Tengo amistad con dos cardenales romanos, uno salesiano y otro agustino, nombrados por Benedicto XVI y que por humildad no acostumbran a usar los distintivos externos. El agustino, un maltés con gran sentido del humor, cuando el papa, que había sido alumno suyo, le comunicó el nombramiento, manifestó: «¡Y yo que siempre había creído que el papa era infalible!». Pocos días después se presentó, por obediencia, a inaugurar un Congreso vestido con la púrpura y pidió a los asistentes que nadie se escandalizase por verle con esa pinta.
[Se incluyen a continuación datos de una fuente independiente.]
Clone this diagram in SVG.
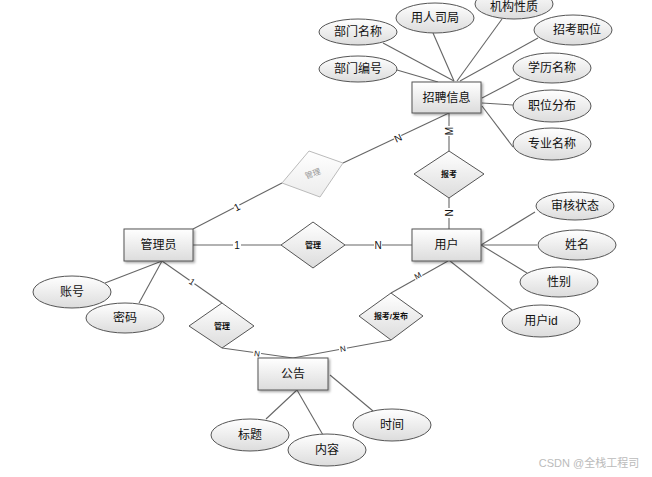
<svg xmlns="http://www.w3.org/2000/svg" width="652" height="477" viewBox="0 0 652 477">
<defs>
<linearGradient id="g" x1="0" y1="0" x2="0" y2="1">
<stop offset="0" stop-color="#ffffff"/>
<stop offset="1" stop-color="#dcdcdc"/>
</linearGradient>
<linearGradient id="gl" x1="0" y1="0" x2="0" y2="1">
<stop offset="0" stop-color="#ffffff"/>
<stop offset="1" stop-color="#ececec"/>
</linearGradient>
<filter id="sh" x="-20%" y="-20%" width="140%" height="150%">
<feDropShadow dx="1.5" dy="1.5" stdDeviation="1" flood-color="#000" flood-opacity="0.35"/>
</filter>
</defs>
<style>
text{font-family:"Liberation Sans","Noto Sans CJK SC",sans-serif;fill:#111;text-anchor:middle;dominant-baseline:central}
.ent rect{fill:url(#g);stroke:#555;stroke-width:1;filter:url(#sh)}
.ent text{font-size:12px}
.att ellipse{fill:url(#g);stroke:#555;stroke-width:1}
.att text{font-size:12px}
.rel polygon{fill:url(#g);stroke:#555;stroke-width:1}
.rel text{font-size:8px;font-weight:bold}
.faint polygon{fill:url(#gl);stroke:#bbb}
.faint text{fill:#999;font-weight:normal}
#conn line,#conn polyline{stroke:#666;stroke-width:1.1;fill:none}
.lbl{font-size:10px}
.lb{fill:#fff}
.wm{font-size:11px;fill:#bbb}
</style>
<rect width="652" height="477" fill="#fff"/>
<g id="conn">
<line x1="383" y1="43" x2="454" y2="81"/>
<line x1="397" y1="70" x2="438" y2="82"/>
<line x1="433" y1="33" x2="454" y2="81"/>
<line x1="502" y1="19" x2="457" y2="81"/>
<line x1="538" y1="38" x2="460" y2="81"/>
<line x1="482" y1="98" x2="520" y2="78"/>
<line x1="482" y1="103" x2="513" y2="105"/>
<line x1="482" y1="106" x2="513" y2="147"/>
<line x1="449" y1="113" x2="449" y2="151"/>
<line x1="449" y1="113" x2="343" y2="163"/>
<line x1="282" y1="183" x2="193" y2="229"/>
<line x1="449" y1="198" x2="449" y2="229"/>
<line x1="193" y1="245" x2="281" y2="245"/>
<line x1="345" y1="245" x2="412" y2="245"/>
<line x1="481" y1="245" x2="535" y2="212"/>
<line x1="481" y1="245" x2="537" y2="245"/>
<line x1="481" y1="245" x2="527" y2="273"/>
<line x1="450" y1="261" x2="512" y2="310"/>
<line x1="162" y1="261" x2="105" y2="283"/>
<line x1="162" y1="261" x2="139" y2="303"/>
<line x1="162" y1="261" x2="222" y2="303"/>
<polyline points="222,348 293,358 391,340"/>
<line x1="448" y1="261" x2="391" y2="293"/>
<line x1="297" y1="390" x2="266" y2="419"/>
<line x1="297" y1="390" x2="323" y2="435"/>
<line x1="330" y1="375" x2="373" y2="411"/>
<g class="lbl">
<g transform="translate(449,131) rotate(-90)"><rect class="lb" x="-5" y="-5" width="10" height="10"/><text>M</text></g>
<g transform="translate(449,213) rotate(-90)"><rect class="lb" x="-5" y="-5" width="10" height="10"/><text>N</text></g>
<g transform="translate(398,138) rotate(-25)"><rect class="lb" x="-4" y="-5" width="8" height="10"/><text>N</text></g>
<g transform="translate(237,207) rotate(-27)"><rect class="lb" x="-3" y="-5" width="6" height="10"/><text>1</text></g>
<g transform="translate(237,245)"><rect class="lb" x="-4" y="-5" width="8" height="10"/><text>1</text></g>
<g transform="translate(378,245)"><rect class="lb" x="-4" y="-5" width="8" height="10"/><text>N</text></g>
<g transform="translate(192,282) rotate(34)"><rect class="lb" x="-3" y="-5" width="6" height="10"/><text style="font-size:9px">1</text></g>
<g transform="translate(257,354) rotate(8)"><rect class="lb" x="-4" y="-4" width="8" height="8"/><text style="font-size:8px">N</text></g>
<g transform="translate(343,349) rotate(-10)"><rect class="lb" x="-4" y="-4" width="8" height="8"/><text style="font-size:8px">N</text></g>
<g transform="translate(418,276) rotate(-29)"><rect class="lb" x="-4" y="-4" width="8" height="8"/><text style="font-size:8px">M</text></g>
</g>
</g>
<g id="e-zhaopin" class="ent"><rect x="412" y="82" width="69" height="31"/><text x="446.5" y="97.5">招聘信息</text></g>
<g id="e-admin" class="ent"><rect x="124" y="229" width="69" height="32"/><text x="158.5" y="245">管理员</text></g>
<g id="e-user" class="ent"><rect x="412" y="229" width="69" height="32"/><text x="446.5" y="245">用户</text></g>
<g id="e-notice" class="ent"><rect x="258" y="358" width="70" height="32"/><text x="293" y="374">公告</text></g>
<g id="a-bmmc" class="att"><ellipse cx="358" cy="32" rx="39" ry="13"/><text x="358" y="32">部门名称</text></g>
<g id="a-bmbh" class="att"><ellipse cx="358" cy="69" rx="39" ry="13"/><text x="358" y="69">部门编号</text></g>
<g id="a-yrsj" class="att"><ellipse cx="435" cy="18" rx="39" ry="15"/><text x="435" y="18">用人司局</text></g>
<g id="a-jgxz" class="att"><ellipse cx="514" cy="4" rx="39" ry="15"/><text x="514" y="7">机构性质</text></g>
<g id="a-zkzw" class="att"><ellipse cx="573" cy="30" rx="39" ry="15"/><text x="577" y="30">招考职位</text></g>
<g id="a-xlmc" class="att"><ellipse cx="552" cy="68" rx="39" ry="15"/><text x="552" y="68">学历名称</text></g>
<g id="a-zwfb" class="att"><ellipse cx="552" cy="106" rx="39" ry="16"/><text x="552" y="106">职位分布</text></g>
<g id="a-zymc" class="att"><ellipse cx="552" cy="144" rx="39" ry="16"/><text x="552" y="144">专业名称</text></g>
<g id="a-shzt" class="att"><ellipse cx="575" cy="206" rx="39" ry="14"/><text x="575" y="206">审核状态</text></g>
<g id="a-xm" class="att"><ellipse cx="577" cy="245" rx="39" ry="15"/><text x="577" y="245">姓名</text></g>
<g id="a-xb" class="att"><ellipse cx="559" cy="282" rx="39" ry="15"/><text x="559" y="282">性别</text></g>
<g id="a-yhid" class="att"><ellipse cx="541" cy="321" rx="39" ry="16"/><text x="541" y="321">用户id</text></g>
<g id="a-zh" class="att"><ellipse cx="72" cy="292" rx="39" ry="16"/><text x="72" y="292">账号</text></g>
<g id="a-mm" class="att"><ellipse cx="125" cy="318" rx="39" ry="15"/><text x="125" y="318">密码</text></g>
<g id="a-bt" class="att"><ellipse cx="250" cy="435" rx="39" ry="16"/><text x="250" y="435">标题</text></g>
<g id="a-nr" class="att"><ellipse cx="327" cy="450" rx="39" ry="16"/><text x="327" y="450">内容</text></g>
<g id="a-sj" class="att"><ellipse cx="392" cy="425" rx="39" ry="16"/><text x="392" y="425">时间</text></g>
<g id="r-baokao" class="rel"><polygon points="449,151 484,174 449,198 414,174"/><text x="449" y="174">报考</text></g>
<g id="r-guanli1" class="rel faint"><polygon points="309,151 343,163 320,197 282,183"/><text x="313" y="174" transform="rotate(-20 313 174)">管理</text></g>
<g id="r-guanli2" class="rel"><polygon points="281,245 313,222 345,245 313,268"/><text x="313" y="245">管理</text></g>
<g id="r-guanli3" class="rel"><polygon points="189,326 222,303 254,326 222,348"/><text x="222" y="326">管理</text></g>
<g id="r-baokaofabu" class="rel"><polygon points="359,316 391,293 423,316 391,340"/><text x="391" y="316">报考/发布</text></g>
<text class="wm" x="589" y="463">CSDN @全栈工程司</text>
</svg>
He convivido muchos días con él y es la única vez que le he visto así vestido, como tampoco he visto al amigo salesiano. Y es que se da la paradoja de que, en unos momentos en que el papa Francisco ha renunciado totalmente al uso de la púrpura, viejo atributo de los emperadores romanos, son los cardenales por él nombrados quienes siguen vistiéndola.
No creo que la airada reacción de la diputada del PP porque un vicepresidente del Gobierno la denominase «señora marquesa» –lo es realmente con el título de Marquesa de Casa Fuerte– se debiese a su humildad, como en el caso de mis amigos cardenales, sino, quizá, porque las palabras contenían una evidente carga de ironía. Se explica por el enorme peso que en la política y en la sociedad en general ejercen las tradiciones y las costumbres. En Inglaterra hay una Cámara de los Lores y en sus intervenciones todos se sirven con naturalidad de este título. En España nadie se extraña de que uno rece por la «salud de su cardenal», pero el dirigirse a una diputada como marquesa puede tomarse como una provocación, según de quién provenga.